In this landscape, there are no camels, only then-modern conveyances. Such features emphasize Georgia’s potential as a regional entrepot. That vision is now fast becoming a reality as Georgia asserts itself as an East-West trade bridge.

Acknowledgment

We acknowledge the contribution, to our observations, of the book Pirosmani: A Legend in Naïve Art, published in conjunction with an art exhibition by the Pera Museum of Istanbul in 2007.

Notice to Readers

This research commentary was prepared under the sponsorship of Black Sea Product Ltd. of Tbilisi, Georgia.
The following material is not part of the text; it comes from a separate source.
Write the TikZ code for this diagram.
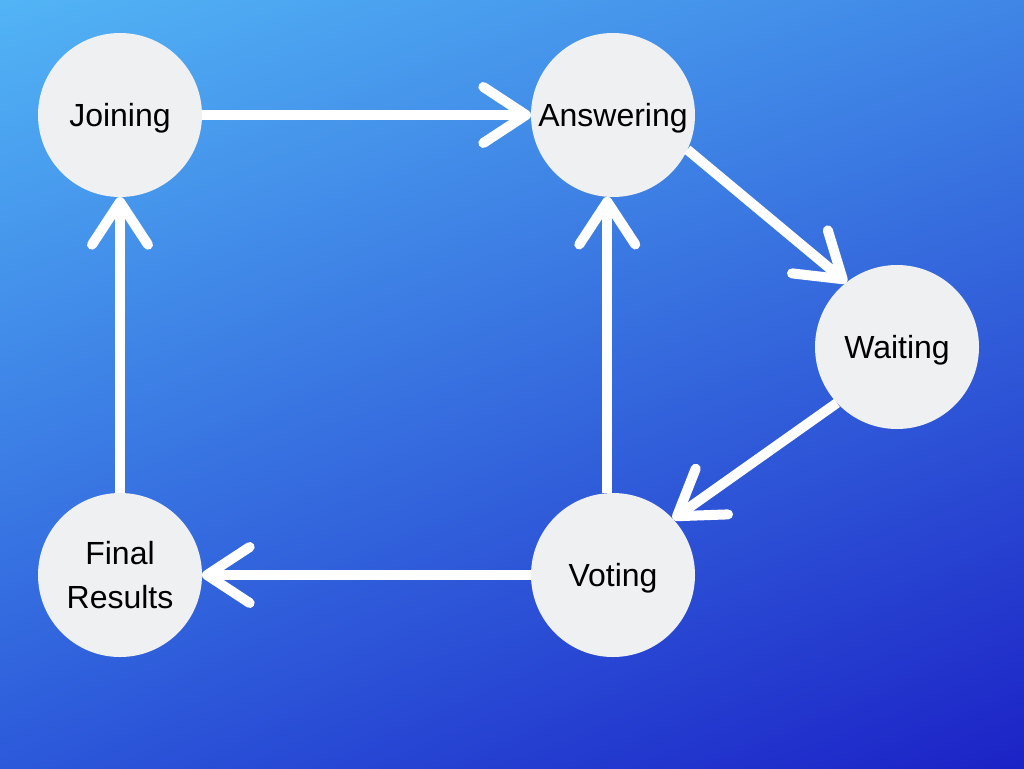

Codexa Capital received compensation for the preparation of this article, in relation to its role as investment banker for the Seaport of Supsa development project.

Codexa Capital is a specialized investment banking firm concentrating on Islamic finance, serving institutions outside the United States. Codexa is not registered as a securities broker-dealer or an investment advisor either with the SEC or with any state securities regulatory agencies. The information, opinions, or recommendations in this article are submitted solely for informational purposes.

The information provided here has been obtained or compiled from sources we believe to be reliable; we cannot and do not guarantee the accuracy, validity, timeliness or completeness of any data made available. Opinions and estimates reflect current judgment as of the date appearing on the article; they are neither all-inclusive nor can they be guaranteed to be complete or accurate. Past performance does not indicate future returns.

This material is for general information only. Every effort has been made to ensure that it is accurate; however, it is not intended to be a complete description of the matters described. This document has been prepared without taking into account any personal objective, financial situation or needs. It does not contain and is not to be taken as containing any securities advice or securities recommendation. Furthermore, it is not intended that it be relied on by recipients for the purpose of making investment decisions and is not a replacement of the requirement for individual research or professional tax advice.